Count how many lines have the word "this" in them. Reply with that number by itself.

━━ The data

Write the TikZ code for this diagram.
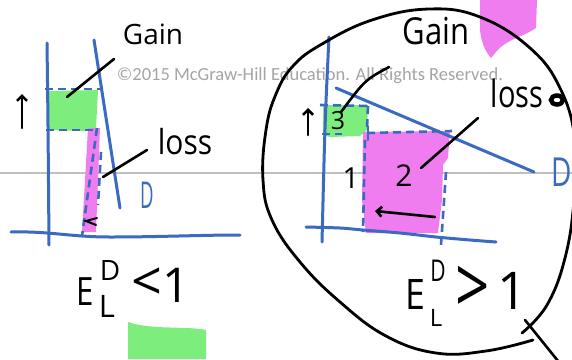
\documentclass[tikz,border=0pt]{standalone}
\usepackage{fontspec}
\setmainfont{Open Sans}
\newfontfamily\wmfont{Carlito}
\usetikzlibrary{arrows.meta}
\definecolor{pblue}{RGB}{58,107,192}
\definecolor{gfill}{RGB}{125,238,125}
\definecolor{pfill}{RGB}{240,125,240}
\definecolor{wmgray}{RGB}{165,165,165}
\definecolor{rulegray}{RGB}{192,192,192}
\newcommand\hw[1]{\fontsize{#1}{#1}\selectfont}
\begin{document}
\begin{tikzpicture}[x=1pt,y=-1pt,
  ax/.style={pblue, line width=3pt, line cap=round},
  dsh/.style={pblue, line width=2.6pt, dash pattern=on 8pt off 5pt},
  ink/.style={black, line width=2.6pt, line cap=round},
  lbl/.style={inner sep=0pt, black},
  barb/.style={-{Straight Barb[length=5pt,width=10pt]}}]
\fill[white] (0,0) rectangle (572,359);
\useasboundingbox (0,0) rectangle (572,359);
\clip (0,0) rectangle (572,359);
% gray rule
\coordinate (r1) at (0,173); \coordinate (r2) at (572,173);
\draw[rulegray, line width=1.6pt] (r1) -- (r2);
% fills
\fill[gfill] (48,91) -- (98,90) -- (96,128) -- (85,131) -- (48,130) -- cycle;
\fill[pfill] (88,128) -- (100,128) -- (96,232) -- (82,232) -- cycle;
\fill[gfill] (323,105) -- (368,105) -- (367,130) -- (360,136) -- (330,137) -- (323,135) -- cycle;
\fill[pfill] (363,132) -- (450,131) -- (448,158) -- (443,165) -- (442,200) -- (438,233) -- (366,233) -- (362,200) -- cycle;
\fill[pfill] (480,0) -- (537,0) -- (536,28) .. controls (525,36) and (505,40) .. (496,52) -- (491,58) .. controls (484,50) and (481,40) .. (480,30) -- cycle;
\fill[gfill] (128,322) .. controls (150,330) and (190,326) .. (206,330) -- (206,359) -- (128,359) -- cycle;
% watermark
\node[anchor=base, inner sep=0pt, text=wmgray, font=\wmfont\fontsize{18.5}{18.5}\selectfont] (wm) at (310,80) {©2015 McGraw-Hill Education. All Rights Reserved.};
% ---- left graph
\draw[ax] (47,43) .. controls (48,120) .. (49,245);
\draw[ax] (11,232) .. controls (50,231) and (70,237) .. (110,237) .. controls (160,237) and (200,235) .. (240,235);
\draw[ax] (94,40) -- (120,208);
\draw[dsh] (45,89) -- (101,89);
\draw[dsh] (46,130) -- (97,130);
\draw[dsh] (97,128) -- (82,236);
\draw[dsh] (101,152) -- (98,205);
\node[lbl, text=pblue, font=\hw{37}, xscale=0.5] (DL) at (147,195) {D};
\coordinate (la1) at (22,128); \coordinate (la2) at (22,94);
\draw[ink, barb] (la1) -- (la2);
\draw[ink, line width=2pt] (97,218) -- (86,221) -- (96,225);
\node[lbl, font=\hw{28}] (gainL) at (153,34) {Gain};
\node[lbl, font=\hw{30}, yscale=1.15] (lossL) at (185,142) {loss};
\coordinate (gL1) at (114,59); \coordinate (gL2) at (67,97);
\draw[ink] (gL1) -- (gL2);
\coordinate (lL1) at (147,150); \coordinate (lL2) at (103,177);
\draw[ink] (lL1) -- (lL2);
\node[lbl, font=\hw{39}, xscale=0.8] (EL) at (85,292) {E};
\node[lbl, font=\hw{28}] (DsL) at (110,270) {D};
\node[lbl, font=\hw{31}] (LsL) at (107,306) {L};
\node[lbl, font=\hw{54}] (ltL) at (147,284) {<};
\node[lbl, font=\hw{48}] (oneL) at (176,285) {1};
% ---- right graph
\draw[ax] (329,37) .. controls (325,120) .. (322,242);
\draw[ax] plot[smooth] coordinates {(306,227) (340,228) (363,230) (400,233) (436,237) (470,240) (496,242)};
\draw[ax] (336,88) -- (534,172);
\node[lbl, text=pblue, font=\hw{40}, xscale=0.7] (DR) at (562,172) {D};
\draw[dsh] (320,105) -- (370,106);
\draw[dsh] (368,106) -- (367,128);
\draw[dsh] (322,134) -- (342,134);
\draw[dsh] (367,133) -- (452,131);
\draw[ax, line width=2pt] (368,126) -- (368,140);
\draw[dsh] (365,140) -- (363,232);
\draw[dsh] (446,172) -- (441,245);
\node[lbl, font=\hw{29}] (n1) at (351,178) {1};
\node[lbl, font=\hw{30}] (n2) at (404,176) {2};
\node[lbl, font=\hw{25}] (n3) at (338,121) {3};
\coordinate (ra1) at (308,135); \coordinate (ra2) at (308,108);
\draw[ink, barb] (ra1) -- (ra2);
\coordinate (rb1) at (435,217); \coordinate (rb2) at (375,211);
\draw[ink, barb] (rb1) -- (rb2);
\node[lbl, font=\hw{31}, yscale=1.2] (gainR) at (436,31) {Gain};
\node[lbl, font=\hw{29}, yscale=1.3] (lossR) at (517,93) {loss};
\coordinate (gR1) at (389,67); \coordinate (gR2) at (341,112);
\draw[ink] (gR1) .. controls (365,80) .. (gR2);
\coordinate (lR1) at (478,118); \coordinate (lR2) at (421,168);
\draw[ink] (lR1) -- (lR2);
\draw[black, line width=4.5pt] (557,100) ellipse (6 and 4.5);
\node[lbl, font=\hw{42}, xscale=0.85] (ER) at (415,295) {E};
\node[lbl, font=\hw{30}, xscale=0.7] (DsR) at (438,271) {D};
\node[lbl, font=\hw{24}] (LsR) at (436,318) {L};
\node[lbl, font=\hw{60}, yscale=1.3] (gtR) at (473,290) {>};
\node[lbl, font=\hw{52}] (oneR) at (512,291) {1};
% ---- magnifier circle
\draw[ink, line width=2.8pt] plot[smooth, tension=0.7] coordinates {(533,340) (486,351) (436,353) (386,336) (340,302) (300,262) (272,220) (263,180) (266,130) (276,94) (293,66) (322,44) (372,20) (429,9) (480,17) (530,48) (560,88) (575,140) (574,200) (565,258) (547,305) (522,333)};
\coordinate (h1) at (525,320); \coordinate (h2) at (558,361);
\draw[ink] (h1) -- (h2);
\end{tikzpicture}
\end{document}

━━━━
━━ The data

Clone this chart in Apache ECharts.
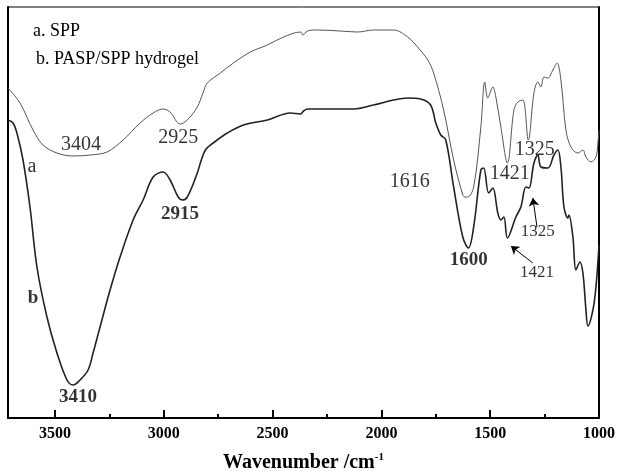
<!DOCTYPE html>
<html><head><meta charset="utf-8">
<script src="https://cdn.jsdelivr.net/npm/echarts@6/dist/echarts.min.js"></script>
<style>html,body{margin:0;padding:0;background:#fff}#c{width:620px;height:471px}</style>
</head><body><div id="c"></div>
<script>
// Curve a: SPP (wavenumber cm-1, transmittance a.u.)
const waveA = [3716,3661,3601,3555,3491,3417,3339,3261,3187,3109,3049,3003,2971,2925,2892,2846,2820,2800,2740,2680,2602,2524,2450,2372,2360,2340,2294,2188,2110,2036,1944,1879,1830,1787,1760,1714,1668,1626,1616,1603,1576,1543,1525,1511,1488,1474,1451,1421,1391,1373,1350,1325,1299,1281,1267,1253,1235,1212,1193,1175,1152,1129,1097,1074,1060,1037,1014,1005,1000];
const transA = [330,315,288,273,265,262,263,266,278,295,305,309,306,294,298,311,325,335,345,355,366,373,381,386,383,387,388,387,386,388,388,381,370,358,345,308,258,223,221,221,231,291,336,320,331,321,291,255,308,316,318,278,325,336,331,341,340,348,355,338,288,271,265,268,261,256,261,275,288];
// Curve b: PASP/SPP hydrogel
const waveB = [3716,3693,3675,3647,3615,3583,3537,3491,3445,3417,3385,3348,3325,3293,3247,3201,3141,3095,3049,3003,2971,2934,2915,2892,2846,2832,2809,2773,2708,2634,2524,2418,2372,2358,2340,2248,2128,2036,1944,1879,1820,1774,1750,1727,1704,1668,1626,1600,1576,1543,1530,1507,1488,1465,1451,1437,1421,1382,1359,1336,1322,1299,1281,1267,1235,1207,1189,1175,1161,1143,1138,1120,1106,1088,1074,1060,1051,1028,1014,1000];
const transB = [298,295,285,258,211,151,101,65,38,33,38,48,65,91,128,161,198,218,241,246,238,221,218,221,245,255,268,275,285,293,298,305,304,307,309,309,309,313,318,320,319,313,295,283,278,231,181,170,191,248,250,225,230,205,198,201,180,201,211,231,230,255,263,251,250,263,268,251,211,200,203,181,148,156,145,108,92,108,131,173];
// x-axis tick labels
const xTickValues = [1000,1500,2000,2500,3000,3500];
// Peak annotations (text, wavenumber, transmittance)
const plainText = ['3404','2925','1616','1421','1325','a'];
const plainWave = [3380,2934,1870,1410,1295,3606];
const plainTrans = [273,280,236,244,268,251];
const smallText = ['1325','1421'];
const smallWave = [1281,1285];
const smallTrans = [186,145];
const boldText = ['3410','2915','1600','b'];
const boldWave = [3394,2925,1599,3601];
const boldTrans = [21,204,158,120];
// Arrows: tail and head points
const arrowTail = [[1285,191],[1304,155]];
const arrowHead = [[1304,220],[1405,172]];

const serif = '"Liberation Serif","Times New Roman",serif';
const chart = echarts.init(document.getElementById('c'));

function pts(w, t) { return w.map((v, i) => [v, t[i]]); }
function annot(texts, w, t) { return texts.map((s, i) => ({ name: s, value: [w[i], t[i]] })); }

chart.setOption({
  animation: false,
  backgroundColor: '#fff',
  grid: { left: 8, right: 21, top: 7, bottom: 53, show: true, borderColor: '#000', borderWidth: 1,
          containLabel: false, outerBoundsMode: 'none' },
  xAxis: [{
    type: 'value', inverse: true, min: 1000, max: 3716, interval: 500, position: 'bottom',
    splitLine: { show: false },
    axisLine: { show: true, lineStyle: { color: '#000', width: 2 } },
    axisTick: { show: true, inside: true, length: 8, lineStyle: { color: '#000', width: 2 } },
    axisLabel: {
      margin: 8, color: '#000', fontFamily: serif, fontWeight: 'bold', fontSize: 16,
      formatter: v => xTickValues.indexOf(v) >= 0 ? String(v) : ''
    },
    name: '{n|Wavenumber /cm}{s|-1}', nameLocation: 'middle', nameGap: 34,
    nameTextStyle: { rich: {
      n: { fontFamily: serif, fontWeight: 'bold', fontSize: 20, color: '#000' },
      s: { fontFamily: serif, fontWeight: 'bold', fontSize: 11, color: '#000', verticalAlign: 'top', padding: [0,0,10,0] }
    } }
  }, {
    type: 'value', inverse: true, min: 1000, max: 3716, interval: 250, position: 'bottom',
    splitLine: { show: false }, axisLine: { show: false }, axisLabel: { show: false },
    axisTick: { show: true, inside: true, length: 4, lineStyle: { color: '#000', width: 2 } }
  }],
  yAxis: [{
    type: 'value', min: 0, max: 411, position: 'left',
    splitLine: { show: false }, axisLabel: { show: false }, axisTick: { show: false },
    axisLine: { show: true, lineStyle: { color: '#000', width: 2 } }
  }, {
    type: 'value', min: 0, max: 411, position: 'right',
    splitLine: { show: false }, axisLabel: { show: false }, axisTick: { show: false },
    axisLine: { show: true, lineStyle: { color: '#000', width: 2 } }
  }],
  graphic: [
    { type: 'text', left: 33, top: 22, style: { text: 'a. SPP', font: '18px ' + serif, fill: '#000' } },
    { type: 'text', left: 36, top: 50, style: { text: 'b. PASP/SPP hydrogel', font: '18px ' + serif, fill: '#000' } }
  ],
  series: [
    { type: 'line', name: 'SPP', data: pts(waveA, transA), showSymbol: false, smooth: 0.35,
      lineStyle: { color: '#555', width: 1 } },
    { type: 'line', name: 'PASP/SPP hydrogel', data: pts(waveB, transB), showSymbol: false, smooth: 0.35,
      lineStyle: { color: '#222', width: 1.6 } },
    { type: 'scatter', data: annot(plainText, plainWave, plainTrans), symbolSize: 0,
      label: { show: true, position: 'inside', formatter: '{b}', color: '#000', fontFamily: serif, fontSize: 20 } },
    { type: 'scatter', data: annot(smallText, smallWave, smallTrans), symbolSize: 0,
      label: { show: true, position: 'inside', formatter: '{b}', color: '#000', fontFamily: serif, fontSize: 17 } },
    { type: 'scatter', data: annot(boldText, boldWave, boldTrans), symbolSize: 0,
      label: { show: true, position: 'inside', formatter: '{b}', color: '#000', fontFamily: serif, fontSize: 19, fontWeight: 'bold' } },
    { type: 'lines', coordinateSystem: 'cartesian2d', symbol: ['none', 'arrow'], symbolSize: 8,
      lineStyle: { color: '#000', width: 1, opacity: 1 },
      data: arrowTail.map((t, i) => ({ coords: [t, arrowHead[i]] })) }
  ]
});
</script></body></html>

━━━━

### [Full answer]
2